Avril 1974, la Grèce était sous le joug des colonels, l'Espagne sous celui de Franco et le Portugal sous la férule de Marcelo Caetano successeur de Salazar quand, dans la nuit du 25 avril a retentit Grândola, Vila Morena(*) sonnant la fin de 48 ans de dictature portugaise.
Depuis plusieurs années, le Mouvement des forces armées (MFA), alors principalement composé de jeunes officiers, exténués par les interminables guerres coloniales, travaille dans l’ombre pour renverser le régime. Au matin du 25 avril 1974, les fusils sortaient avec au bout du canon des œillets. Des millions de personnes venaient à leur rencontre. La révolution des œillets était en marche.
Le Portugal était une dictature, dirigée d’une main de fer. En 1933, António de Oliveira Salazar instaure l’Estado Novo (l’État nouveau), sa politique nationaliste, conservatrice, anticommuniste et antisociale était caractérisée par la répression, la censure, la propagande, le contrôle de l’opinion publique et l’austérité économique. Il met alors en place la Pide, police politique qui traque les opposants, les emprisonne ou les contraint à l’exil. Ce régime fasciste s’appuie sur les élites, le patronat, l’Église et l’armée, avec un mot d’ordre : « Deus, Pátria e Família » (« Dieu, Patrie et Famille »).
Salazar etait cajolé par les puissances occidentales, dont les États-Unis. Le Portugal fait alors son entrée l'ONU, c'est également un des membres fondateurs de l’Otan.
Dans les années 1960, les colonies africaines de Guinée-Bissau, d’Angola, du Cap-Vert et du Mozambique se révoltent. Le pouvoir impérialiste consacre 42 % de son budget à ses guerres coloniales, pendant que sa population subit de plein fouet la crise économique.
Une soif de liberté mais la peste brune rode
La révolution se prépare dans le but d'éradiquer les injustices et les inégalités sociales, construire un régime de liberté et de démocratie pour l’émancipation sociale et politique du peuple afin d'affirmer la souveraineté et l’indépendance nationale. Lors de la révolution d’Avril, le MFA voulait redonner le pouvoir aux civils à l’issue d’élections libres.
Cinquante ans plus tard, le Portugal commémore. Que reste-t-il d’Avril ? La Révolution des œillets fut un formidable moment démocratique mais aussi un puissant élan à l’origine de nombreuses conquêtes sociales : retraite universelle, congés payés, accès gratuit à la santé…

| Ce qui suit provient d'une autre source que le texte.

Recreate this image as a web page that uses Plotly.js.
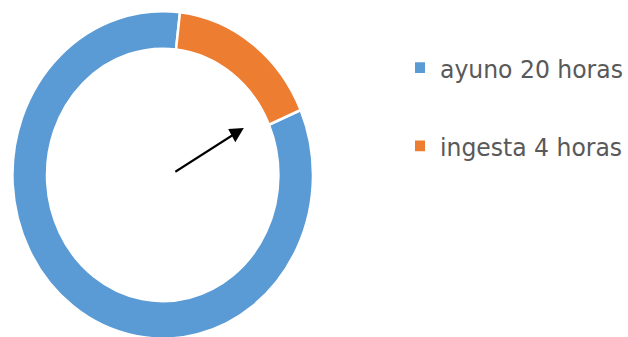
<!DOCTYPE html>
<html>
<head>
<meta charset="utf-8">
<script src="https://cdn.plot.ly/plotly-3.0.1.min.js"></script>
<style>
  html, body { margin: 0; padding: 0; background: #ffffff; overflow: hidden; width: 628px; height: 337px; }
  #chart { width: 628px; height: 315px; transform: scale(1, 1.09); transform-origin: 0 0; }
</style>
</head>
<body>
<div id="chart"></div>
<script>
// Data
var labels = ["ayuno 20 horas", "ingesta 4 horas"];
var hours = [20, 4];
var colors = ["#5B9BD5", "#ED7D31"];

var W = 628, H = 315;

var pie = {
  type: "pie",
  labels: labels,
  values: hours,
  hole: 0.77,
  sort: false,
  direction: "clockwise",
  rotation: 66.6,
  textinfo: "none",
  hoverinfo: "label+value",
  showlegend: false,
  marker: { colors: colors, line: { color: "#ffffff", width: 2.5 } },
  domain: { x: [12.5 / W, 314.5 / W], y: [3.5 / H, 305.5 / H] }
};

// legend entries (one per slice, same labels and colours as the pie)
var legendTraces = labels.map(function (lab, i) {
  return {
    type: "scatter",
    mode: "markers",
    x: [null], y: [null],
    name: lab,
    legendgroup: "g" + i,
    showlegend: true,
    hoverinfo: "skip",
    marker: { symbol: "square", size: 10, color: colors[i] }
  };
});

var layout = {
  width: W,
  height: H,
  margin: { l: 0, r: 0, t: 0, b: 0, pad: 0 },
  paper_bgcolor: "#ffffff",
  plot_bgcolor: "#ffffff",
  xaxis: { visible: false },
  yaxis: { visible: false },
  showlegend: true,
  legend: {
    x: 402 / W, xanchor: "left",
    y: 1 - 40.3 / H, yanchor: "top",
    traceorder: "grouped",
    tracegroupgap: 38.2,
    font: { family: "DejaVu Sans", size: 23.5, color: "#595959" },
    bgcolor: "rgba(0,0,0,0)",
    borderwidth: 0
  },
  annotations: [{
    xref: "paper", yref: "paper",
    x: 245 / W, y: 1 - 117.4 / H,
    ax: -70, ay: 41,
    text: "",
    showarrow: true,
    arrowhead: 2,
    arrowsize: 1.4,
    arrowwidth: 2,
    arrowcolor: "#000000",
    standoff: 0
  }]
};

Plotly.newPlot("chart", [pie].concat(legendTraces), layout, { displayModeBar: false, staticPlot: true });
</script>
</body>
</html>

Pendant ce temps les nostalgiques de Salazar tentent de se hisser au sommet, l’extrême-droite ressurgit des poubelles de l’histoire avec le parti Chega qui a obtenu 18 % des voix et 50 députés lors des législatives du 10 mars. Comme si, là-bas aussi, avec le temps, on avait fini par croire qu’on n’avait jamais « essayé l’extrême-droite ». Formation politique alliée du RN français, Chega a mené campagne lors des précédentes élections avec pour slogan « Dieu, patrie, famille et travail ». Une référence directe à la devise de la dictature de Salazar qui n’est pas sans rappeler, en France, celle du régime de Vichy.
Au Portugal comme ailleurs en Europe, la lame de fond néolibérale a causé de profonds dégâts sur lesquels l’extrême-droite a pu reprendre racine. Pour la battre sur tout le continent, c’est un nouveau projet de progrès social, démocratique et écologique qu’il faut bâtir et mettre en œuvre. Le 9 juin, lors des élections européennes, les peuples pourront dires, on ne veut plus revoir les dictatures du passé, on veut construire une société pour l'être humain.
Dominique Gerbault
(*) Chant composé et interprété par José Afonso, il fut choisi par le Mouvement des Forces Armées (MFA) comme signal pour lancer la rébellion des militaires, déclenchant le début de la Révolution des œillets le 25 avril 1974. La chanson devient l'hymne de la Révolution.